* Start Exercise input *
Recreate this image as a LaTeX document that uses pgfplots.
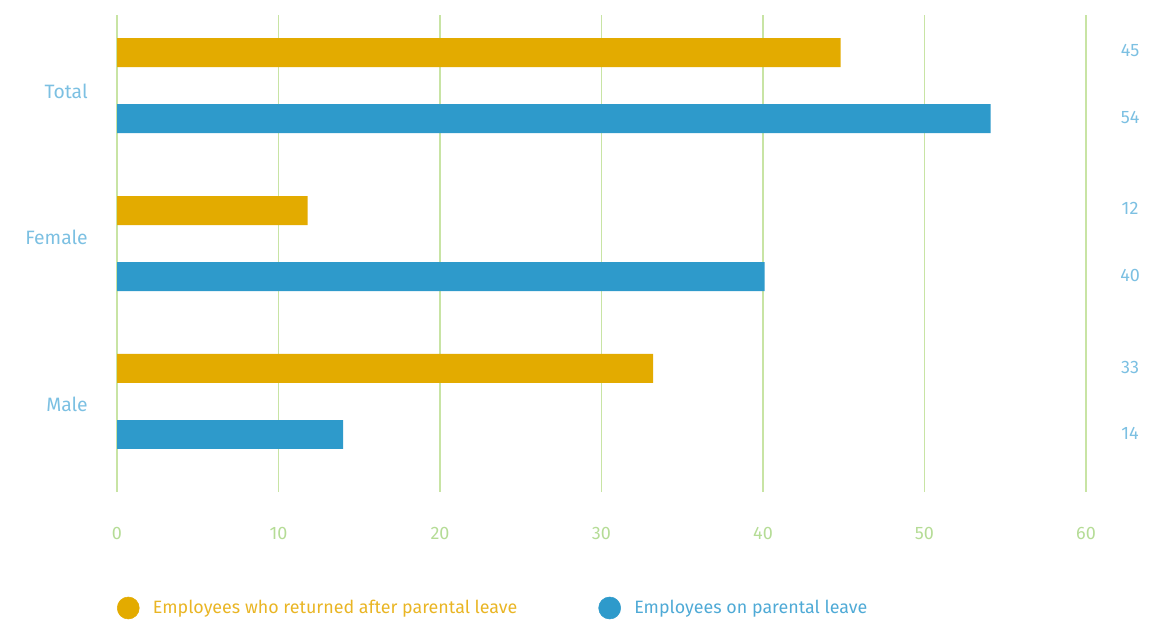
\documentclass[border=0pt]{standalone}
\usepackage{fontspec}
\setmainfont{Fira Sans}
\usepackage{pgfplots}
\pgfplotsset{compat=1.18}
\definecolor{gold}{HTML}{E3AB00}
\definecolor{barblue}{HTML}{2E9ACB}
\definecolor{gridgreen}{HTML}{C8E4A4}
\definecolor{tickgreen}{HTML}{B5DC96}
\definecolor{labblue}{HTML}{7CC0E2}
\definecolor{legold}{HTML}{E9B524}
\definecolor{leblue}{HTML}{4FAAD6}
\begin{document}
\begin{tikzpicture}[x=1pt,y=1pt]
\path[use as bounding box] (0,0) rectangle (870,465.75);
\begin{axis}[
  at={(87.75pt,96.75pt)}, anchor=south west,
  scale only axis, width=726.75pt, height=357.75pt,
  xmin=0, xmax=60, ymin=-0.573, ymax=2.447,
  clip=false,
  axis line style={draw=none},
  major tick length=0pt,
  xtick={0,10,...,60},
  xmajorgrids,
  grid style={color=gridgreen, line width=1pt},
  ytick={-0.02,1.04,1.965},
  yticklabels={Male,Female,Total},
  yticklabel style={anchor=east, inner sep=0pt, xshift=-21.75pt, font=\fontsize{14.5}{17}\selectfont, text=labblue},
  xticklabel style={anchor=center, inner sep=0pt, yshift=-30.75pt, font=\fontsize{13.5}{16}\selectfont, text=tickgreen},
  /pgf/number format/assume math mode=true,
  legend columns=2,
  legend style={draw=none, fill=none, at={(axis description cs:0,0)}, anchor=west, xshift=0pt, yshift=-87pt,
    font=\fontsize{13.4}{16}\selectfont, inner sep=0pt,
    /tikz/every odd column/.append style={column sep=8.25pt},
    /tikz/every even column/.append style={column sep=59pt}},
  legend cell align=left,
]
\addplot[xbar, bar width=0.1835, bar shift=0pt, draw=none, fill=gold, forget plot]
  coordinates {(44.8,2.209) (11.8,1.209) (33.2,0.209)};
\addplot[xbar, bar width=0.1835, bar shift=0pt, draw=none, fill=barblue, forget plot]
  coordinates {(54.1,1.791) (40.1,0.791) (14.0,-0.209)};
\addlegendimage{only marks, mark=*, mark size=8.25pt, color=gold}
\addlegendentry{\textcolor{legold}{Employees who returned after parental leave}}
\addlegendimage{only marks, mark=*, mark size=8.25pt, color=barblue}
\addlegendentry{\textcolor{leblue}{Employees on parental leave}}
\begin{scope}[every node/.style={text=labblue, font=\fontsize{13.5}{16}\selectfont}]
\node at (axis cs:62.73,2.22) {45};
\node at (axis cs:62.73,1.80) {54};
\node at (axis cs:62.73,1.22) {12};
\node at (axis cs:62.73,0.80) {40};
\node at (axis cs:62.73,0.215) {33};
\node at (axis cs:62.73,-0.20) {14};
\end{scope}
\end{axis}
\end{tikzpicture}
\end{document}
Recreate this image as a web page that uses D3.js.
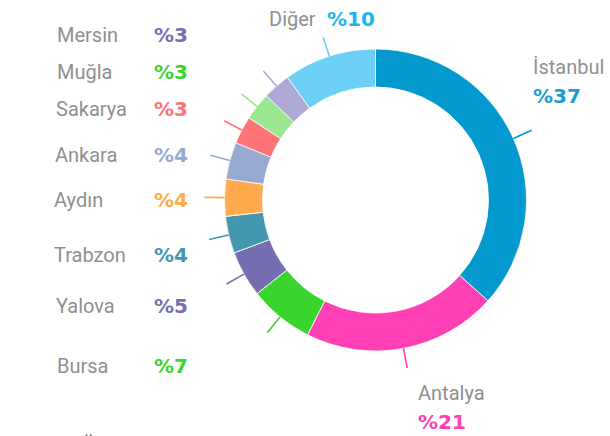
* End Exercise input *
* **Directions for this task**
Write out the full listing verbatim, excluding its pictures.

* **Complete answer**
Recreate this image as a LaTeX document that uses pgfplots.
\documentclass[border=0pt]{standalone}
\usepackage{fontspec}
\setmainfont{Fira Sans}
\usepackage{pgfplots}
\pgfplotsset{compat=1.18}
\definecolor{gold}{HTML}{E3AB00}
\definecolor{barblue}{HTML}{2E9ACB}
\definecolor{gridgreen}{HTML}{C8E4A4}
\definecolor{tickgreen}{HTML}{B5DC96}
\definecolor{labblue}{HTML}{7CC0E2}
\definecolor{legold}{HTML}{E9B524}
\definecolor{leblue}{HTML}{4FAAD6}
\begin{document}
\begin{tikzpicture}[x=1pt,y=1pt]
\path[use as bounding box] (0,0) rectangle (870,465.75);
\begin{axis}[
  at={(87.75pt,96.75pt)}, anchor=south west,
  scale only axis, width=726.75pt, height=357.75pt,
  xmin=0, xmax=60, ymin=-0.573, ymax=2.447,
  clip=false,
  axis line style={draw=none},
  major tick length=0pt,
  xtick={0,10,...,60},
  xmajorgrids,
  grid style={color=gridgreen, line width=1pt},
  ytick={-0.02,1.04,1.965},
  yticklabels={Male,Female,Total},
  yticklabel style={anchor=east, inner sep=0pt, xshift=-21.75pt, font=\fontsize{14.5}{17}\selectfont, text=labblue},
  xticklabel style={anchor=center, inner sep=0pt, yshift=-30.75pt, font=\fontsize{13.5}{16}\selectfont, text=tickgreen},
  /pgf/number format/assume math mode=true,
  legend columns=2,
  legend style={draw=none, fill=none, at={(axis description cs:0,0)}, anchor=west, xshift=0pt, yshift=-87pt,
    font=\fontsize{13.4}{16}\selectfont, inner sep=0pt,
    /tikz/every odd column/.append style={column sep=8.25pt},
    /tikz/every even column/.append style={column sep=59pt}},
  legend cell align=left,
]
\addplot[xbar, bar width=0.1835, bar shift=0pt, draw=none, fill=gold, forget plot]
  coordinates {(44.8,2.209) (11.8,1.209) (33.2,0.209)};
\addplot[xbar, bar width=0.1835, bar shift=0pt, draw=none, fill=barblue, forget plot]
  coordinates {(54.1,1.791) (40.1,0.791) (14.0,-0.209)};
\addlegendimage{only marks, mark=*, mark size=8.25pt, color=gold}
\addlegendentry{\textcolor{legold}{Employees who returned after parental leave}}
\addlegendimage{only marks, mark=*, mark size=8.25pt, color=barblue}
\addlegendentry{\textcolor{leblue}{Employees on parental leave}}
\begin{scope}[every node/.style={text=labblue, font=\fontsize{13.5}{16}\selectfont}]
\node at (axis cs:62.73,2.22) {45};
\node at (axis cs:62.73,1.80) {54};
\node at (axis cs:62.73,1.22) {12};
\node at (axis cs:62.73,0.80) {40};
\node at (axis cs:62.73,0.215) {33};
\node at (axis cs:62.73,-0.20) {14};
\end{scope}
\end{axis}
\end{tikzpicture}
\end{document}
Recreate this image as a web page that uses D3.js.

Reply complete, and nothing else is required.